2PM, Dartmouth College, Room: Wilson 219

Abstract:
Musicians have long embraced polyphony all the way back to the middle ages.  Engineers, even today, are still struggling to come to terms with it.  Traditional audio signal processing has primarily focused on monophonic signals, such as isolated speech, or solo instruments.  But, with the increasing popularity of automated music analysis we are now facing a new level of complexity to signal processing, prompting for some radical rethinking of the fundamentals.  In this talk I’ll present some of my work along these lines, and present some solutions to classic problems such as music transcription and source separation, but also explore some of the new things which are possible once we can deal with sound mixtures.
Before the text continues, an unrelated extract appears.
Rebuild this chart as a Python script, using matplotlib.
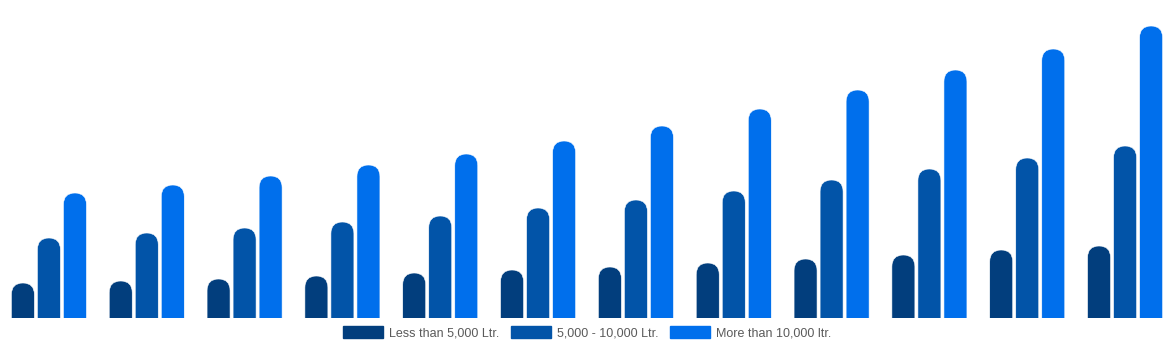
import numpy as np
import matplotlib.pyplot as plt
from matplotlib.patches import FancyBboxPatch

plt.rcParams['font.family'] = ['Liberation Sans', 'DejaVu Sans']

groups = list(range(1, 13))
series = ['Less than 5,000 Ltr.', '5,000 - 10,000 Ltr.', 'More than 10,000 ltr.']
small = [35, 37, 39, 42, 45, 48, 51, 55, 59, 63, 68, 72]
medium = [80, 85, 90, 96, 102, 110, 118, 127, 138, 149, 160, 172]
large = [125, 133, 142, 153, 164, 177, 192, 209, 228, 248, 269, 292]
colors = ['#023e7d', '#0254a8', '#006fec']

fig = plt.figure(figsize=(11.74, 3.5), dpi=100)
ax = fig.add_axes([0, 32 / 350, 1, 318 / 350])

x = np.arange(len(groups))
width = 0.235
step = 0.266
ax.set_xlim(-0.5, len(groups) - 0.5)
ax.set_ylim(0, 318)

# rounded caps: px per x unit / px per y unit
aspect = (1174 / len(groups)) / 1.0
r = 11.5 / aspect

for i, (vals, c, lab) in enumerate(zip([small, medium, large], colors, series)):
    bars = ax.bar(x + (i - 1) * step, vals, width, color=c, label=lab)
    for b in bars:
        b.set_visible(False)
        p = FancyBboxPatch((b.get_x(), -20), b.get_width(), b.get_height() + 20,
                           boxstyle=f"round,pad=0,rounding_size={r}",
                           mutation_aspect=aspect, facecolor=c,
                           edgecolor='white', linewidth=0.4)
        ax.add_patch(p)

ax.axis('off')

handles = [plt.Rectangle((0, 0), 1, 1, color=c) for c in colors]
fig.legend(handles, series, loc='center', bbox_to_anchor=(0.5, 17 / 350),
           ncol=3, frameon=False, fontsize=9, handlelength=3.2, handleheight=1.05,
           handletextpad=0.5, columnspacing=0.9, borderpad=0, labelcolor='#5a5a5a')

fig.savefig('out.png', dpi=100)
Paris Smaragdis is a senior research scientist at Adobe Systems and holds degrees from MIT under the supervision of Barry Vercoe in the Machine Listening Group.  Primary research interests revolve around making machines that can listen and includes numerous publications on source separation, Music Information Retrieval (MIR), and is associated with renowned research labs such as MERL, Interval Research, and Starlab.  Dr. Smaragdis is currently a visiting scientist at MIT’s McGovern Institute for Brian Research, ad in 2006 was named one of the “top technology innovators” by MIT’s Technology Review.